Since $f \in D(A)$ we have $Af = \lim_{t \to 0} t^{-1} (\kappa_tf-f)$ in $L^2(\mu)$; in particular, we can choose a subsequence $(t_n')$ of $(t_n)$ such that

$$Af(x) = \lim_{n \to \infty} \frac{\kappa_{t_n'}f(x)-f(x)}{t_n'}, \quad x \in E \backslash N_1 \tag{3}$$ for a $\mu$-null set $N_1$.Note that this implies in particular

$$\kappa_{t_n'} f(x) \xrightarrow[]{n \to \infty} f(x), \qquad x \in E \backslash N_1. \tag{4}$$ Similarly, $f^2 \in D(A)$ implies that there exists a $\mu$-null set $N_2$ and a further subsequence $(t_n'')$ of $(t_n')$ such that

$$A(f^2)(x) = \lim_{n \to \infty} \frac{\kappa_{t_n''}(f^2)(x)-f^2(x)}{t_n''}, \quad x \in E \backslash N_2. \tag{5}$$

Clearly, $(2)$-$(4)$ remain valid with $t_n$ (resp. $t_n'$) replaced by $t_n''$. Set $N := N_0 \cup N_1 \cup N_2$ and fix $x \in E \backslash N$. Writing

$$(\kappa_{t_n''} f)^2(x) -f(x)^2 = (\kappa_{t_n''} f(x)+f(x)) (\kappa_{t_n''}f(x)-f(x))$$

and dividing both sides by $t_n''$ it follows from $(3)$ and $(4)$ that

$$\frac{(\kappa_{t_n''} f)^2(x) -f(x)^2}{t_n''} \to 2f(x) Af(x). \tag{6}$$

Using $(2)$ (for $t_n''$) and letting $n \to \infty$ it now follows from $(5)$ and $(6)$ that

$$A(f^2)(x)-2f(x) Af(x) \geq 0.$$

We have shown this identity for any $x \in E \backslash N$ and since $N$ is a $\mu$-null set this proves the assertion.

Answer 2

Here is an answer for the case $\phi(x)=x^2$. First note that since $\kappa_t$ is positivity-preserving, i.e. $f\geq 0$ implies $\kappa_t f\geq 0$, one has $|\kappa_t g|\leq \kappa_t|g|$. Thus it suffices to prove (3) for positive $g\in L^2$.

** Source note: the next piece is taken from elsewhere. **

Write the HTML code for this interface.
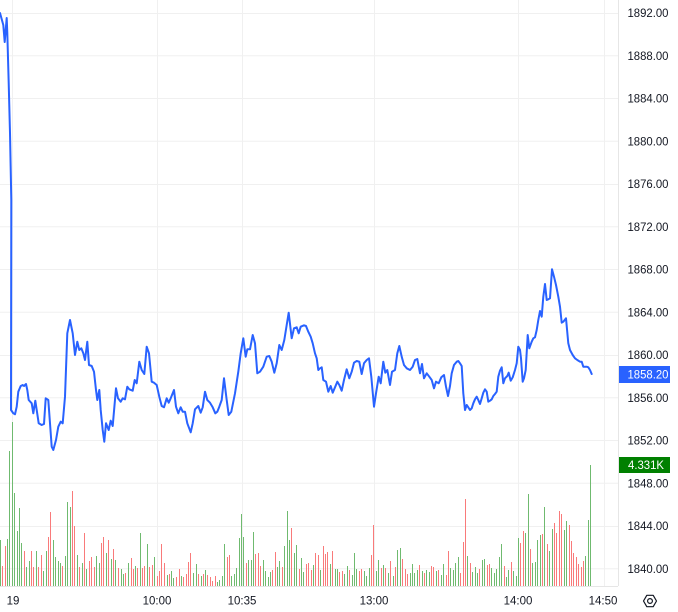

Now let $g_n=g\wedge n$. Then $g_n\in\mathcal{M}_b(E,\mathcal{E})\cap L^2(\mu)$, $0\leq g_n\leq g$ and $g_n\to g$ in $L^2$ and a.e. Hence $$ (\kappa_t g_n)^2\leq\kappa_t (g_n^2)\leq \kappa_t (g^2). $$ The left side converges a.e. to $(\kappa_t g)^2$ by monotone convergence.

One more remark: You can always get property (8) from your question by passing to another subsequence (you already have convergence in $L^2$). The problem in the case of general $\phi$ is rather the right side of the inequality. Without any assumptions on $\phi$, the right side might be ill-defined.